In support of their claim that Sycamore exer­cised de facto control, Plaintiffs alleged that while Sycamore may not have exercised day to day control over Essendant, it managed to exert control with respect to this particular transaction, essentially by bullying the board and threatening it with a proxy contest for con­trol. In support of their theory, Plaintiffs relied on a Maryland case which applied Delaware law. The case involved a merger transaction and a pushy shareholder, Ares. There, the court found that Ares, an aggressive institu­tional investor that held a 13.2% stake in the company, managed to force the board to sell the company in a transaction that was unfair to the company’s stockhold­ers. According to the Maryland court, “the role played by [the shareholder], the apparent willingness of at least two other buyers…to pay a higher price, and the discount to book value [in the approved transaction] gives credence to the plaintiffs’ contentions that the board knew that Ares’ bid substantially undervalued the Company, but brushed this concern aside because it was worried about losing a proxy battle…” The Court also held that the complaint alleged facts showing that Ares had inserted itself into the board’s deliberations and procured a $3 million fee for itself for its “advisory” services in pushing the deal through.

In Essendant, the Court did not rule on the legal merit of the “bullying” theory of control over a single transac­tion. Instead, it held that Plaintiffs’ complaint did not allege the type of behavior that occurred in the Mary­land case.
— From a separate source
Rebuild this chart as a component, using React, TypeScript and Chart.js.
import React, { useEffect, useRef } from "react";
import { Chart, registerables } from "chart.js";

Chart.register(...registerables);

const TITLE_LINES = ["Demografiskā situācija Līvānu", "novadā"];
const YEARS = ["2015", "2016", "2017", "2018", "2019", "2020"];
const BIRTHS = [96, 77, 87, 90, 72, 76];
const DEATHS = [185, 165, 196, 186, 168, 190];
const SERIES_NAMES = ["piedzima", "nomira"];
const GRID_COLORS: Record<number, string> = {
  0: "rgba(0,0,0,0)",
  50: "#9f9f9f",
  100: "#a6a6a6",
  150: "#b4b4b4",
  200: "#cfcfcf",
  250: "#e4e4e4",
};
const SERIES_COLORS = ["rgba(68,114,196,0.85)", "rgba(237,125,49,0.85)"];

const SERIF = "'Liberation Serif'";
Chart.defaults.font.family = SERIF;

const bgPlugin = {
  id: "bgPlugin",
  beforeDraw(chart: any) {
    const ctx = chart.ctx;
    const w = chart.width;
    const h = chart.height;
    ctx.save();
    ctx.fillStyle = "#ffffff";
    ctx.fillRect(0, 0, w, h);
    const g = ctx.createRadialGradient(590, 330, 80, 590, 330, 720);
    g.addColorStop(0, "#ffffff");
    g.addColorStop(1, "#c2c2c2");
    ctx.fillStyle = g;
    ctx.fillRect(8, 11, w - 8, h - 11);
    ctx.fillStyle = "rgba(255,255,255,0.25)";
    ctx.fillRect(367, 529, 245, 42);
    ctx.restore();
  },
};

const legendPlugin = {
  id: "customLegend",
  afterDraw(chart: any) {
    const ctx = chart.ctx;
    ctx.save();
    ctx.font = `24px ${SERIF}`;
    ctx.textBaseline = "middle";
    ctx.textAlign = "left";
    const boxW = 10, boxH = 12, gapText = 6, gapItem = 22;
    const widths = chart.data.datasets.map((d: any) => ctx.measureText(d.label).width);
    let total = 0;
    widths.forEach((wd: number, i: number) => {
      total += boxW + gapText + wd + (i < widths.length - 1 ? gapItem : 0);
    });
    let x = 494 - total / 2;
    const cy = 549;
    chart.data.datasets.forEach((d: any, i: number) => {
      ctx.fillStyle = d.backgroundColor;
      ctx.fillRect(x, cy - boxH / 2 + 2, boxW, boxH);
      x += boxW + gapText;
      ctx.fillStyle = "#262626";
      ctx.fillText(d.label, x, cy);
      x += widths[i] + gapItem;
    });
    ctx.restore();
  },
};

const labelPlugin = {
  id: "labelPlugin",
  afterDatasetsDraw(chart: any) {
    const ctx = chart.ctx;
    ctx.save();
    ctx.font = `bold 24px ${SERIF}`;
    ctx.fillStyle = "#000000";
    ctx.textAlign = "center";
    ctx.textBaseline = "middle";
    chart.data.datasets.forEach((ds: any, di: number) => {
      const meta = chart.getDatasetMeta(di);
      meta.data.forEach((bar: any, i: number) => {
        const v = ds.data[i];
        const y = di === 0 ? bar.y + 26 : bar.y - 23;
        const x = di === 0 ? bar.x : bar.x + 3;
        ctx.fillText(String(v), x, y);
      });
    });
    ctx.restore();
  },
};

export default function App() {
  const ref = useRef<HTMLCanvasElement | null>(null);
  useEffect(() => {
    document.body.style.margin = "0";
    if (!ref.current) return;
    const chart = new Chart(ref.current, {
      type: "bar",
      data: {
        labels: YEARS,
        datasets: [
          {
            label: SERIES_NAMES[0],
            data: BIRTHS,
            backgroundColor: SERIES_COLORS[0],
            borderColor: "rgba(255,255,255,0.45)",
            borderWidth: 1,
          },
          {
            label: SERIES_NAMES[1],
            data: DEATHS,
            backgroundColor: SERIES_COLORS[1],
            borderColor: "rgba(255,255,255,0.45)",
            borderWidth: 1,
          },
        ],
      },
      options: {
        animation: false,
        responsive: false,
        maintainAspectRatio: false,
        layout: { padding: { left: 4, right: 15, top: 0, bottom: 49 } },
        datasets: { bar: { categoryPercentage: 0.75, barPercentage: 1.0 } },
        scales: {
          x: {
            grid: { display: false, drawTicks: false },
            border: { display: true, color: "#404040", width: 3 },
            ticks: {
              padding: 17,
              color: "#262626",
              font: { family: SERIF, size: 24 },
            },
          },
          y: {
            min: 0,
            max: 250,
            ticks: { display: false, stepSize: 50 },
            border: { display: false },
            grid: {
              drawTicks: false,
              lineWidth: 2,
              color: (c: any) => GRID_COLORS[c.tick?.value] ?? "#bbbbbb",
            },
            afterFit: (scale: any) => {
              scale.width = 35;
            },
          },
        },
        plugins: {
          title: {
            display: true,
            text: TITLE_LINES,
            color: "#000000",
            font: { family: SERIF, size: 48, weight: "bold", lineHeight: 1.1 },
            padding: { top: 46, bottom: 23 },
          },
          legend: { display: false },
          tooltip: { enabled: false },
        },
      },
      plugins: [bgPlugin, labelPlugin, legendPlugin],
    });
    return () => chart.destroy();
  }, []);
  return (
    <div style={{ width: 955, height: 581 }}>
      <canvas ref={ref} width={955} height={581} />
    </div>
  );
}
No bullying, no controlling stockholder.  

When a board of directors loses control of its compa­ny, it can certainly have broad implications. However, as Essendant makes explicitly clear, the argument that a company’s board of directors so lost their will to lead that a controlling stockholder was able to force a merger that was unfair to everyone but the stockholder in control, is a theory proving to be more and more difficult for plaintiff stockholders to support. Following an appeal of this decision, the Essendant Plaintiffs will have another bite at the apple in front of the Delaware Supreme Court.